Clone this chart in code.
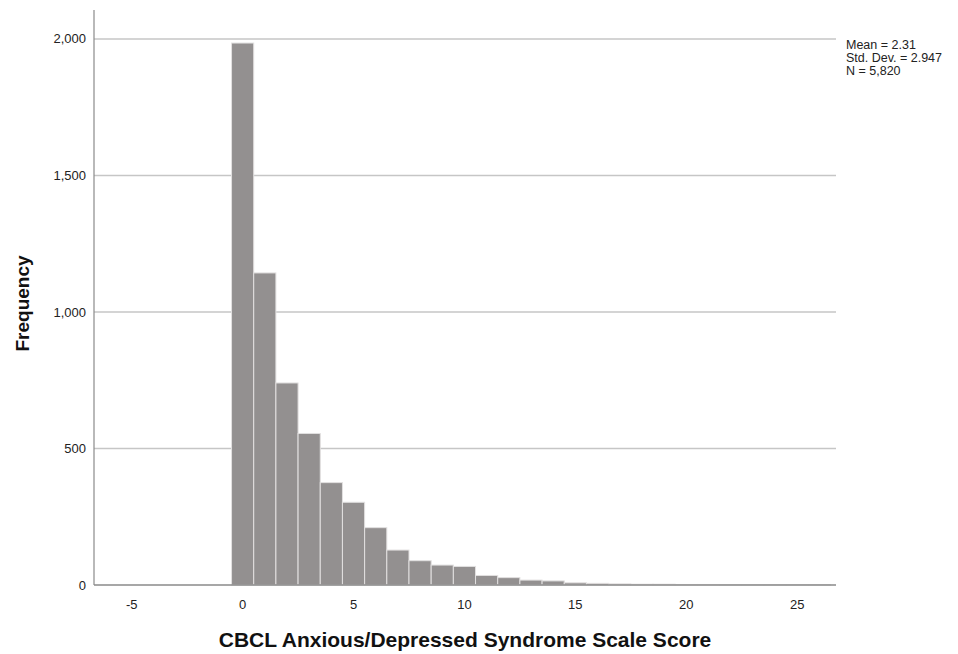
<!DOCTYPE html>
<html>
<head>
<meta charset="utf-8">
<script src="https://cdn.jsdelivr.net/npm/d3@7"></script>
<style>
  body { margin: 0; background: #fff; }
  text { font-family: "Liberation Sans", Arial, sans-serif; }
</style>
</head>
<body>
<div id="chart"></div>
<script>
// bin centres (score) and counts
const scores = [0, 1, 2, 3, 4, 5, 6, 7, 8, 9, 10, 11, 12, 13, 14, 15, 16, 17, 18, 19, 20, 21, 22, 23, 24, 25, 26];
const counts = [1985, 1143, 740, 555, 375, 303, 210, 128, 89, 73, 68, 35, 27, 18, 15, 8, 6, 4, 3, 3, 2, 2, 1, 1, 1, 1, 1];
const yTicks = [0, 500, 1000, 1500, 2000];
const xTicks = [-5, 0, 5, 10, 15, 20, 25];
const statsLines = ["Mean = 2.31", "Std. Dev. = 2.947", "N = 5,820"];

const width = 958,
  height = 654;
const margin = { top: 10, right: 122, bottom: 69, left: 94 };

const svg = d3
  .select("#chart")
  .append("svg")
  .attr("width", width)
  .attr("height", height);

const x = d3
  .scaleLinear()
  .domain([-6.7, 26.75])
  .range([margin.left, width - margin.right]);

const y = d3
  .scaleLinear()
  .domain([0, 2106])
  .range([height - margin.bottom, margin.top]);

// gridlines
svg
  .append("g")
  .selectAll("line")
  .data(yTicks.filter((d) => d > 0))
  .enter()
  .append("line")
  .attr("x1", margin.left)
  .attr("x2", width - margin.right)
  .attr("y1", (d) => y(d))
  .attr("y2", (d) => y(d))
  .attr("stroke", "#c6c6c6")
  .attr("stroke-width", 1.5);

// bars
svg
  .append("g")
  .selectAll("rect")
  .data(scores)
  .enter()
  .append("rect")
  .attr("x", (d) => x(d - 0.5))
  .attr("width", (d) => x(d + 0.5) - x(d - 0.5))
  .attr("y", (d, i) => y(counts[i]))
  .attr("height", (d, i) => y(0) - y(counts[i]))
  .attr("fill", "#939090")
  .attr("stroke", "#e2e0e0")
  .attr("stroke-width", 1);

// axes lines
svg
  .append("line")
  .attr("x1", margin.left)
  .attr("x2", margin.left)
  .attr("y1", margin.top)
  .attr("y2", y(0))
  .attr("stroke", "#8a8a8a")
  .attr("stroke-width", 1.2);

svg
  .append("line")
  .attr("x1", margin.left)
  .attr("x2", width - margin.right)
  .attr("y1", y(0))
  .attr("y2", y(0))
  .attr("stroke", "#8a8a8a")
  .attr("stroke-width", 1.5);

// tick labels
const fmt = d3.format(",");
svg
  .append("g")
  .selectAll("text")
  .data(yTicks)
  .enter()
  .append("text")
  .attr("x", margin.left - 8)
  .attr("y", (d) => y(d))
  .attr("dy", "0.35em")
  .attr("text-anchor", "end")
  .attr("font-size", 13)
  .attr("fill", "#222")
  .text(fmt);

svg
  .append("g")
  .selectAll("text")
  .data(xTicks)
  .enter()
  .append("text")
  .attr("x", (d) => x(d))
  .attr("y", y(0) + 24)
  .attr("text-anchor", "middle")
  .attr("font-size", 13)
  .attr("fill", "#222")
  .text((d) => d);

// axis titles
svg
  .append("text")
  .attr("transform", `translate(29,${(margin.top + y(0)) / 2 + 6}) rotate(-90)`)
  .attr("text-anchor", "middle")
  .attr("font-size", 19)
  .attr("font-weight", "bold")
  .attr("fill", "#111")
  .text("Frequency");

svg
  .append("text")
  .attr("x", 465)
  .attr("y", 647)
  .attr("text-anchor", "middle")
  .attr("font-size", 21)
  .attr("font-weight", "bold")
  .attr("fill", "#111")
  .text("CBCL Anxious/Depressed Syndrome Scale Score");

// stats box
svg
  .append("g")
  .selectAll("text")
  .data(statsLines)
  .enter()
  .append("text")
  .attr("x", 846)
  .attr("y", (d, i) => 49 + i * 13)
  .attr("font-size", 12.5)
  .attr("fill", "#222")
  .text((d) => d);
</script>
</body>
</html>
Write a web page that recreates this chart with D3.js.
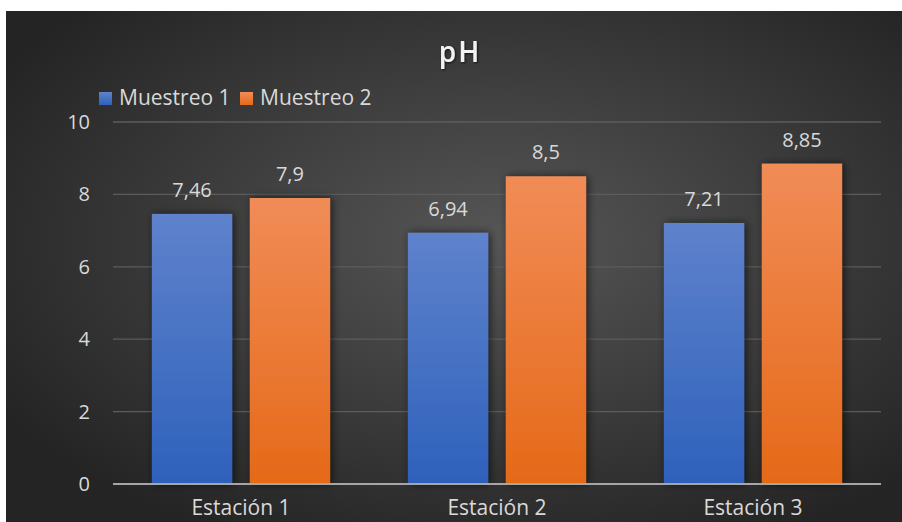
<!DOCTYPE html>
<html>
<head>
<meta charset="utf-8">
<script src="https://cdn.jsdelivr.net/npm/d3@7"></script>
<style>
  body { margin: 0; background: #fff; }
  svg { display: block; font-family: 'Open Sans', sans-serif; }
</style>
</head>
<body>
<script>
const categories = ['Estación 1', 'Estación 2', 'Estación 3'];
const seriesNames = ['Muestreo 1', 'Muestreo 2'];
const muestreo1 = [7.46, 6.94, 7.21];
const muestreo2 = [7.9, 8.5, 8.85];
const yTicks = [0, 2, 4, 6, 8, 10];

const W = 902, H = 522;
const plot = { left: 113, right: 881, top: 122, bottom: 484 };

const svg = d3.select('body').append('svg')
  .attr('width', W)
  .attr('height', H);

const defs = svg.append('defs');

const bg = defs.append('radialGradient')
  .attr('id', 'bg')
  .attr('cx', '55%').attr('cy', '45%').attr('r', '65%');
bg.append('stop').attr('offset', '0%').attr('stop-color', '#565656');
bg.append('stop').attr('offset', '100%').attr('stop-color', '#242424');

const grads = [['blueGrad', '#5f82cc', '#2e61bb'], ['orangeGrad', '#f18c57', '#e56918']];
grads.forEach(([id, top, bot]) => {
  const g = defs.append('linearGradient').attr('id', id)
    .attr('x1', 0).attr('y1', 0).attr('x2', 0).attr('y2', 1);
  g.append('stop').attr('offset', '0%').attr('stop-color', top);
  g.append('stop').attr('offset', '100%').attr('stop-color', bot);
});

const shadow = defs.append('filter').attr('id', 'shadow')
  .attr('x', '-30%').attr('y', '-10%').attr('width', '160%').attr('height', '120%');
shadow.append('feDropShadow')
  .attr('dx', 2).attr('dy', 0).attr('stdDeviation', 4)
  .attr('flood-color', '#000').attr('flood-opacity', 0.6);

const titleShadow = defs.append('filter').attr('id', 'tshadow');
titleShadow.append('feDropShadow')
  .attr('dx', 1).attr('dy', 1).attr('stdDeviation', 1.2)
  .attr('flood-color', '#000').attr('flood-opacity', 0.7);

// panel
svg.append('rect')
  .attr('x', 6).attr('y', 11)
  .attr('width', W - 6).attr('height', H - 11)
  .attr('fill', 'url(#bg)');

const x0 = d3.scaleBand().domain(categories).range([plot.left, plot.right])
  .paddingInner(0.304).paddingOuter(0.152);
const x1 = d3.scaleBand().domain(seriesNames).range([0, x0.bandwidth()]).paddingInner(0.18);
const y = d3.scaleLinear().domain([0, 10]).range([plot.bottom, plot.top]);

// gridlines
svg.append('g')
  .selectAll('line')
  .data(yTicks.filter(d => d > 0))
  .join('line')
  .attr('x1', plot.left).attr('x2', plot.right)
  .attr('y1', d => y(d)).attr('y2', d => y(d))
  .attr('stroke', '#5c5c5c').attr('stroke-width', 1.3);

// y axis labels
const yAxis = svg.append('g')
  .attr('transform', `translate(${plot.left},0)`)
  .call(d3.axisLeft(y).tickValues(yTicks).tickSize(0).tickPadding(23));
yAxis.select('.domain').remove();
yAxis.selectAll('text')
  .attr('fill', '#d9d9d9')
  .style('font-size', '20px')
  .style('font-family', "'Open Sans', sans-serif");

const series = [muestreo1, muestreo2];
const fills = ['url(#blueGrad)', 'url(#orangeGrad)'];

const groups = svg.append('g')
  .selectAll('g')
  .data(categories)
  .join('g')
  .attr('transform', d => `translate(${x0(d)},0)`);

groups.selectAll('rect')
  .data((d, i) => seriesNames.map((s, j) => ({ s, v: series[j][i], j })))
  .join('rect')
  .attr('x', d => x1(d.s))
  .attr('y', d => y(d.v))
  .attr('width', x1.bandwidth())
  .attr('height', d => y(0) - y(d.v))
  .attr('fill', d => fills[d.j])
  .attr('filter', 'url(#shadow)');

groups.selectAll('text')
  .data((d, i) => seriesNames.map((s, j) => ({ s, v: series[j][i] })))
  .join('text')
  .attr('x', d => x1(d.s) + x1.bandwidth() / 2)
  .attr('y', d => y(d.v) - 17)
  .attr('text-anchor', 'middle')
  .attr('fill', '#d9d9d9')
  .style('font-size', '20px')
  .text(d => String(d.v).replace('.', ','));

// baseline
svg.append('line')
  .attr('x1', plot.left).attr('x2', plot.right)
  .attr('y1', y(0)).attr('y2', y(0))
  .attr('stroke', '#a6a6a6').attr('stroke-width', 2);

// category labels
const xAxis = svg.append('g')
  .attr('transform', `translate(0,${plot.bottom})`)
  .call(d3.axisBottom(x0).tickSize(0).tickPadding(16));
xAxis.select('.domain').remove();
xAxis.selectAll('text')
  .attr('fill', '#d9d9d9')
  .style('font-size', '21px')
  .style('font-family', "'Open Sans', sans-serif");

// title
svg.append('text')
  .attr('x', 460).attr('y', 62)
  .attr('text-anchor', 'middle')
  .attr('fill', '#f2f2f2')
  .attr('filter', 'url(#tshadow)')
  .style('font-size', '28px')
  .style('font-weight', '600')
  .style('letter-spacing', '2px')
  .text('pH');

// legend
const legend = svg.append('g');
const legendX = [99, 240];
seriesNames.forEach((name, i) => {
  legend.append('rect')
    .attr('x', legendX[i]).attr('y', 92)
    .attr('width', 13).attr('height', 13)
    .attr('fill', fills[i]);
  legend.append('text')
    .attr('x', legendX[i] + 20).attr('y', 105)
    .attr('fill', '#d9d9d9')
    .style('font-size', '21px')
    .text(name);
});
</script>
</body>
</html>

--

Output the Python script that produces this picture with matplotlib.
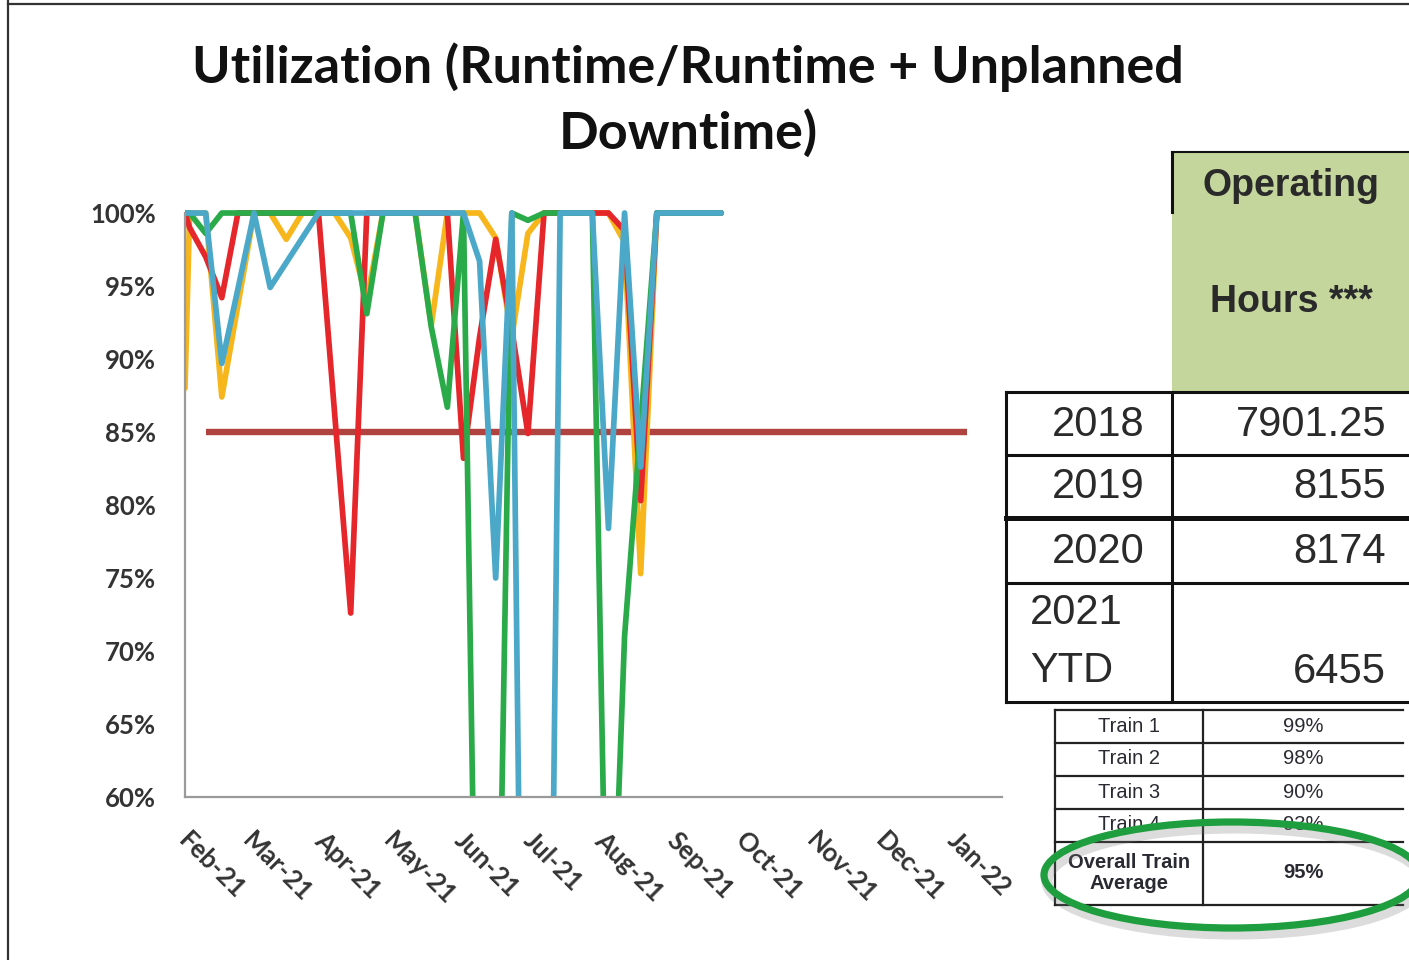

---

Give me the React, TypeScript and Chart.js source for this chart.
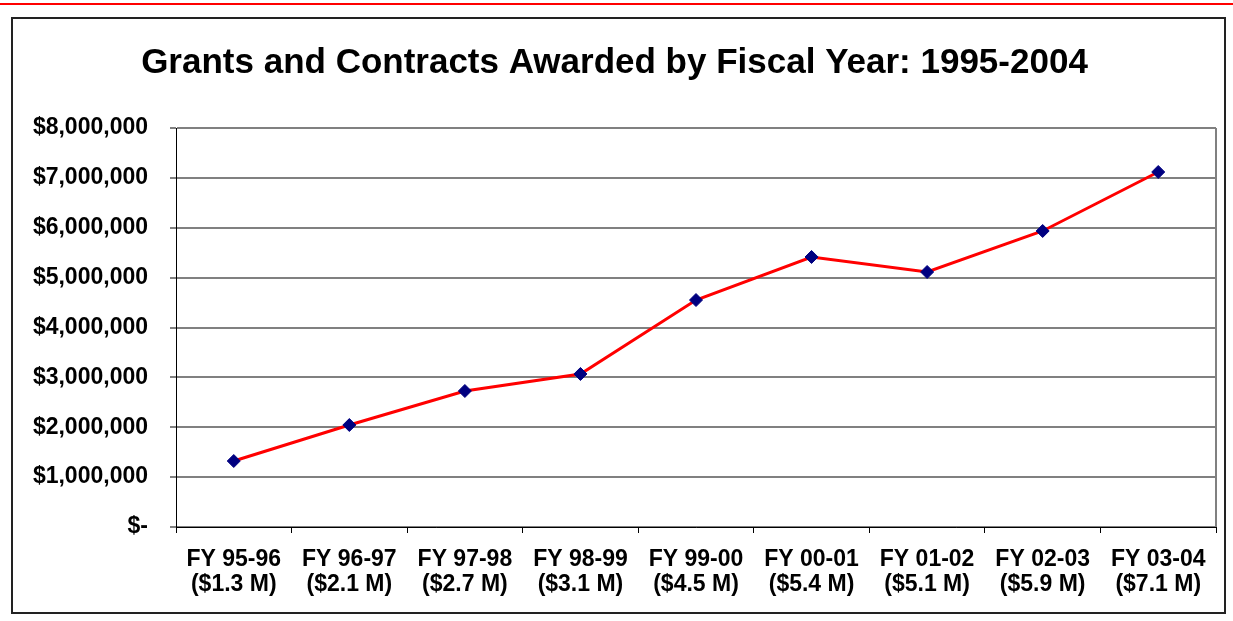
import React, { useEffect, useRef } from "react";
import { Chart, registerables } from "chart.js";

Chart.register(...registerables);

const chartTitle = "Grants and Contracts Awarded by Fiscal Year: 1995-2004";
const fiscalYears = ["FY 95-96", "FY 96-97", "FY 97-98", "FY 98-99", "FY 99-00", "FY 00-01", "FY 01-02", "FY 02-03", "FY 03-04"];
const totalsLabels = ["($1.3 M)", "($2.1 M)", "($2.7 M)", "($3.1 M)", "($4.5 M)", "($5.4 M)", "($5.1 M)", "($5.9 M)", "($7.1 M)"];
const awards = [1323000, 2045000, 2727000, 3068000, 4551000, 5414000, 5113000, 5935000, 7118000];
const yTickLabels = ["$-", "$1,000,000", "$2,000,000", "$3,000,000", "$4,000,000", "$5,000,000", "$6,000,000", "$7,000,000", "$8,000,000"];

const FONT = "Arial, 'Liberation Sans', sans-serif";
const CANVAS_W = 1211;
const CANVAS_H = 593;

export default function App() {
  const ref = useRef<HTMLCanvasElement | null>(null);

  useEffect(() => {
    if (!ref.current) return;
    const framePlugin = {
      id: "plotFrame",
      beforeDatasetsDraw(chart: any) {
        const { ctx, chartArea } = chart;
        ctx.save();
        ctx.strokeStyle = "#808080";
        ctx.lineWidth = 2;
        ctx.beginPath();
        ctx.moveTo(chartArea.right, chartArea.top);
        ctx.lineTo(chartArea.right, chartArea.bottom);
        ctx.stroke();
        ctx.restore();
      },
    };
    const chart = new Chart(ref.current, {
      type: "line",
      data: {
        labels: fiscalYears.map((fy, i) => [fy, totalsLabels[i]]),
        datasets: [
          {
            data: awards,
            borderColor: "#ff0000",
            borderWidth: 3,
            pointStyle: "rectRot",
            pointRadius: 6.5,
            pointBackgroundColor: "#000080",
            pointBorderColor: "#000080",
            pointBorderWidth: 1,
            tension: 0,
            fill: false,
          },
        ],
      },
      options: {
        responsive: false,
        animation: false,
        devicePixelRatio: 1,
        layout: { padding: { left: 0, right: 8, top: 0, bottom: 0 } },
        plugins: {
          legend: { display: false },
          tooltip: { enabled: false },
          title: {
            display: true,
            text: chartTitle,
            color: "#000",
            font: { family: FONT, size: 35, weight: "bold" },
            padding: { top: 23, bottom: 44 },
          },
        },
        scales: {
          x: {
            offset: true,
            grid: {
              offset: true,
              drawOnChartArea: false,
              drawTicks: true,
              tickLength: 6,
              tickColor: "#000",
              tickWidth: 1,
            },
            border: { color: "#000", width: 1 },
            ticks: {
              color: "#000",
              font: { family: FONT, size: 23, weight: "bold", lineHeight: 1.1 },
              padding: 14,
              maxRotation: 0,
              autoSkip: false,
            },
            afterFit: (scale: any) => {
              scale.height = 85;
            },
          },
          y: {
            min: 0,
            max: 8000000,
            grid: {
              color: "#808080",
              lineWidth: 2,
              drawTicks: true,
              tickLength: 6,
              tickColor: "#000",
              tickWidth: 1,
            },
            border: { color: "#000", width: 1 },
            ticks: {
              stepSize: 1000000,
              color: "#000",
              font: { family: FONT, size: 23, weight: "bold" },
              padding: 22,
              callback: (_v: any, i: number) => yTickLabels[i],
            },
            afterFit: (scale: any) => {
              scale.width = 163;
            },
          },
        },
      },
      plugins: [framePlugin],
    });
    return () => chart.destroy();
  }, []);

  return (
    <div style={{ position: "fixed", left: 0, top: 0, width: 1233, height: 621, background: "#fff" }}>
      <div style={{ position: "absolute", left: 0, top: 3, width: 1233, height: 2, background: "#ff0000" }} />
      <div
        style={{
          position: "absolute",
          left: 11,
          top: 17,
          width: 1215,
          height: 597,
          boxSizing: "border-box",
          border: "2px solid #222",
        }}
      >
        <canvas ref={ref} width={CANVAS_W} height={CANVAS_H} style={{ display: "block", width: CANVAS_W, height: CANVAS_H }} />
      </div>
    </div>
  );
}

Your objective: In the entries above, find the line that contains "Give me the" and the line that contains "Chart.register(...registerables);". Reproduce exactly those two lines and every line between them, but not the pictures.

Worked solution:
Give me the React, TypeScript and Chart.js source for this chart.
import React, { useEffect, useRef } from "react";
import { Chart, registerables } from "chart.js";

Chart.register(...registerables);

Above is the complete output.